[THE TASK] Locate each line of the material that contains "this", then return it.

[DATASET EXCERPTS]

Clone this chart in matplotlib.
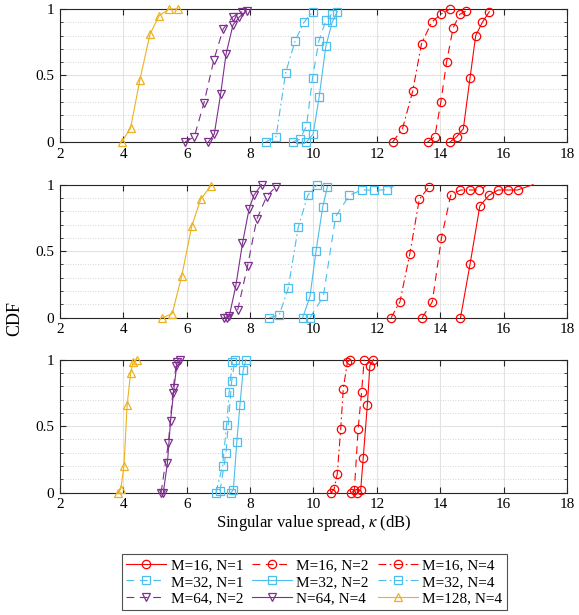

--

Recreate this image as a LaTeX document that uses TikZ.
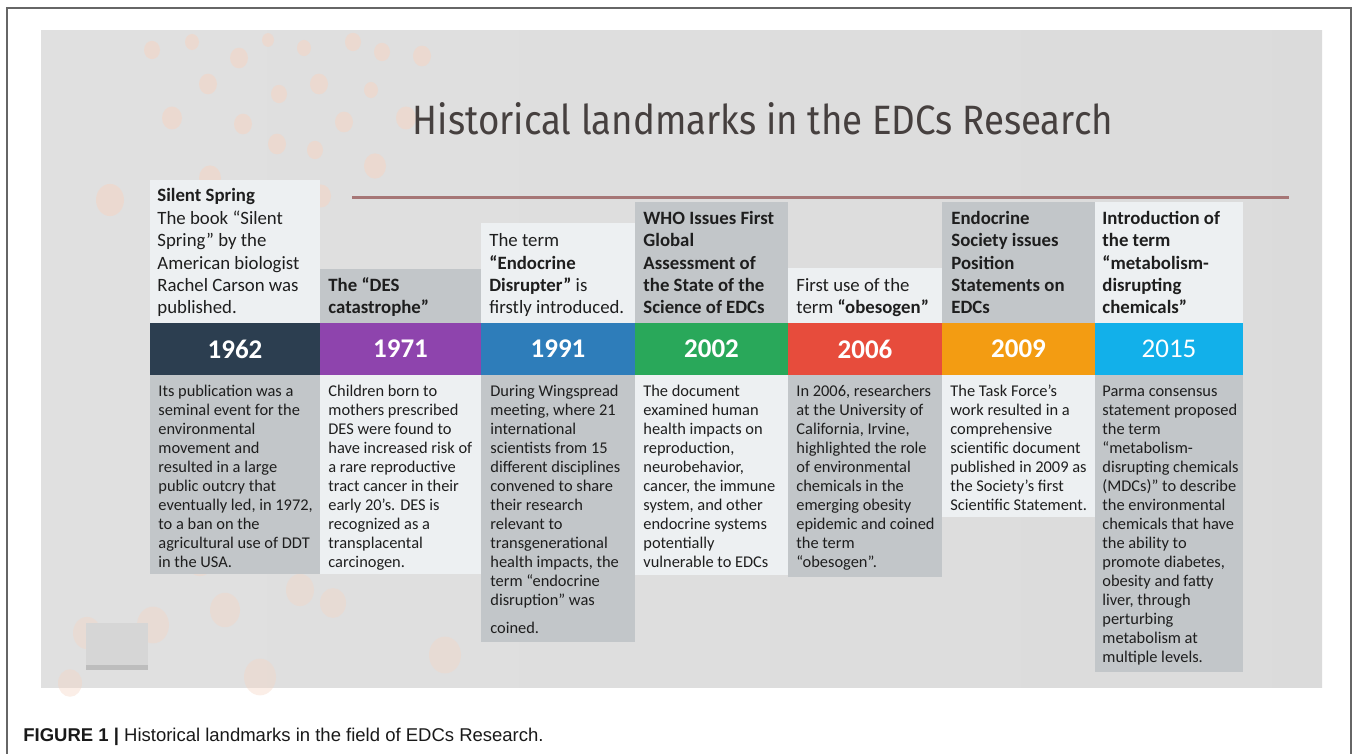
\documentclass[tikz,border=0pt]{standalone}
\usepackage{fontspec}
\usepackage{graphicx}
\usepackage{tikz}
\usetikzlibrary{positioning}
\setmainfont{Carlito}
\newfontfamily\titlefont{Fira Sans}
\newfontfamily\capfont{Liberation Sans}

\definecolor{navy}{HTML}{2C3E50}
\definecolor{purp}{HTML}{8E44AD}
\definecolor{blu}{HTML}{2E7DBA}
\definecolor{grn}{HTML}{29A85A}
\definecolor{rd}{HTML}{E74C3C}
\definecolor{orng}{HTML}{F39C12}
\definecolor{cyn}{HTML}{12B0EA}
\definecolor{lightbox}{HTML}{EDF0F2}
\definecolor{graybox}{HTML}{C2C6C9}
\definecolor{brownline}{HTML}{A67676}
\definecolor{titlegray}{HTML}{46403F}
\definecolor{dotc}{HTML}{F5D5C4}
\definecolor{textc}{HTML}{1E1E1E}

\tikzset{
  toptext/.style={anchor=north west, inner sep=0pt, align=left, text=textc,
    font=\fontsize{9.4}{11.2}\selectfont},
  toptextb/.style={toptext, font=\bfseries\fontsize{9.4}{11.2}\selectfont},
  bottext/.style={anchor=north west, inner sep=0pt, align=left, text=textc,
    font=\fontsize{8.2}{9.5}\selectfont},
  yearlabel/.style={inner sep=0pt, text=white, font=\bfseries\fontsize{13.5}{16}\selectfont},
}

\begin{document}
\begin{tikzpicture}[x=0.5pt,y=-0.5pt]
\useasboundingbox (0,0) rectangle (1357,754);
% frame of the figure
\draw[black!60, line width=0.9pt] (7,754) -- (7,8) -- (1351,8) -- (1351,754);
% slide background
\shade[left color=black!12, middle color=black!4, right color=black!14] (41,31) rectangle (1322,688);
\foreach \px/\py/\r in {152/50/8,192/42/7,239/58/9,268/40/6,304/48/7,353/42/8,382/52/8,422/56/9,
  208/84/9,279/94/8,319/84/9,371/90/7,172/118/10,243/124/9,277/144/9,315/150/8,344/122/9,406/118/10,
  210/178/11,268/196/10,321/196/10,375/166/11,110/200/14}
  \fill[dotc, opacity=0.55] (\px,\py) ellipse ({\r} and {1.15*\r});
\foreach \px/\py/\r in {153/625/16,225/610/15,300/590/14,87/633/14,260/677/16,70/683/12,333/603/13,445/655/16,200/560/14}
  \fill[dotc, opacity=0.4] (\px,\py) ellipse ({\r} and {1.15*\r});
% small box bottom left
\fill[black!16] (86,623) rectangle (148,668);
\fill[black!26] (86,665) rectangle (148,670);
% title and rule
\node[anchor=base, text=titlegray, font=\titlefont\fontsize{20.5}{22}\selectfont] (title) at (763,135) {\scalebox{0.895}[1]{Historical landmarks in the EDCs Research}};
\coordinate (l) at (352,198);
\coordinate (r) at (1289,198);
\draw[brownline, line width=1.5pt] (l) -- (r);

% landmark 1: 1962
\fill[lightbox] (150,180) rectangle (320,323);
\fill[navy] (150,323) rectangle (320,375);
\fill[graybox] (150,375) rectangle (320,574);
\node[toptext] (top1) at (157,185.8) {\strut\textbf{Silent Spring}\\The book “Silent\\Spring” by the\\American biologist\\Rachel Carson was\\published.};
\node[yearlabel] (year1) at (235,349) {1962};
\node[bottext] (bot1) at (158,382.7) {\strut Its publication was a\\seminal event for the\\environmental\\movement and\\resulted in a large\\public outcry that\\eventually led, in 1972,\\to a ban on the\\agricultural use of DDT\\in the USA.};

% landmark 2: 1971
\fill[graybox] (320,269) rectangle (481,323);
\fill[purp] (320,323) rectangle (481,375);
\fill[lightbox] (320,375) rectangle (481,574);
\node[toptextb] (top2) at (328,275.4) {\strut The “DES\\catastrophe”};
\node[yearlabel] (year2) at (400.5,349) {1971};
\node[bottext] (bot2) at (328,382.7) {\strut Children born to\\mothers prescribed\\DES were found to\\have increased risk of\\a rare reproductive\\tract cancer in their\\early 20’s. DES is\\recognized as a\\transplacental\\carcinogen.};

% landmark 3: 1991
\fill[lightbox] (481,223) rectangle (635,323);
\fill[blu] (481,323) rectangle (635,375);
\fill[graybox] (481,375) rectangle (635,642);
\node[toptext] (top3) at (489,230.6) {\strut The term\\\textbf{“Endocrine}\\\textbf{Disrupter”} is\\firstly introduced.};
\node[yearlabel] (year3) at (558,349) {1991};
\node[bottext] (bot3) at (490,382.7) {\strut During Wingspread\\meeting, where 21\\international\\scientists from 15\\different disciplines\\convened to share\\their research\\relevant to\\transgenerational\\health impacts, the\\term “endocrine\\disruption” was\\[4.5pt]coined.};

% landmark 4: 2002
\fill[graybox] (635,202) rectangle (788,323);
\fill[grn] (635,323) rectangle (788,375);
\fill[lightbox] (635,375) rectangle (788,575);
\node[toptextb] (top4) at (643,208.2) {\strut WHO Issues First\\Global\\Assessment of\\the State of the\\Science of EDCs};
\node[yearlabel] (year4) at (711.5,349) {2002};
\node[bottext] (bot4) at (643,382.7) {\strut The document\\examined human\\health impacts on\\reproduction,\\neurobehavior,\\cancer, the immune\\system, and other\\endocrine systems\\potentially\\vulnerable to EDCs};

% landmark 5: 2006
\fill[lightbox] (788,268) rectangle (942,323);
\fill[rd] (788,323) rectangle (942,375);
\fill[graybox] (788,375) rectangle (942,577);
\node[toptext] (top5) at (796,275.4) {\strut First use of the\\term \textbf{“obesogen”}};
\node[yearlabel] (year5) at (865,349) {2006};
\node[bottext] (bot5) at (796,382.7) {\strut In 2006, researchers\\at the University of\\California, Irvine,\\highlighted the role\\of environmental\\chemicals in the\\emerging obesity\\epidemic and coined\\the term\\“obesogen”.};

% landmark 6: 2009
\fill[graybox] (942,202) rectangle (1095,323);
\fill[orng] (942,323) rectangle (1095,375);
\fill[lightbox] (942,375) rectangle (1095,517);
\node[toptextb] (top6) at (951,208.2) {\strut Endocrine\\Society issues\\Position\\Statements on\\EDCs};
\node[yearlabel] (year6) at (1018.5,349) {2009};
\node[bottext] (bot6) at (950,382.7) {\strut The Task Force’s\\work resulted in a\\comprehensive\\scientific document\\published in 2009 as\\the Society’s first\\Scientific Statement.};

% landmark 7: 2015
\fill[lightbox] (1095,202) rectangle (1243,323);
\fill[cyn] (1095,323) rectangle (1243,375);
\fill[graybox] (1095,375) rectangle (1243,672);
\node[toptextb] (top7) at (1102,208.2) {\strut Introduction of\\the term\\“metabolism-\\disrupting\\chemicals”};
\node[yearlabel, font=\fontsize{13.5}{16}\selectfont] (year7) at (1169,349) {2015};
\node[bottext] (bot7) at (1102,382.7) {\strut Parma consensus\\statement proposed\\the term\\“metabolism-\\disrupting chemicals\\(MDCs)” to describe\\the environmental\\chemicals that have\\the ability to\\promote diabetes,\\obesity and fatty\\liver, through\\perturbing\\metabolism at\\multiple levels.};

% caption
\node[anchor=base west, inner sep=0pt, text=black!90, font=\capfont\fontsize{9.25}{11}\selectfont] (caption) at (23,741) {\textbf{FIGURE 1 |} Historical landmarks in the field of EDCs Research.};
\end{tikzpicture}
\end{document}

[EXERCISE RESPONSE]
Clone this chart in matplotlib.
Recreate this image as a LaTeX document that uses TikZ.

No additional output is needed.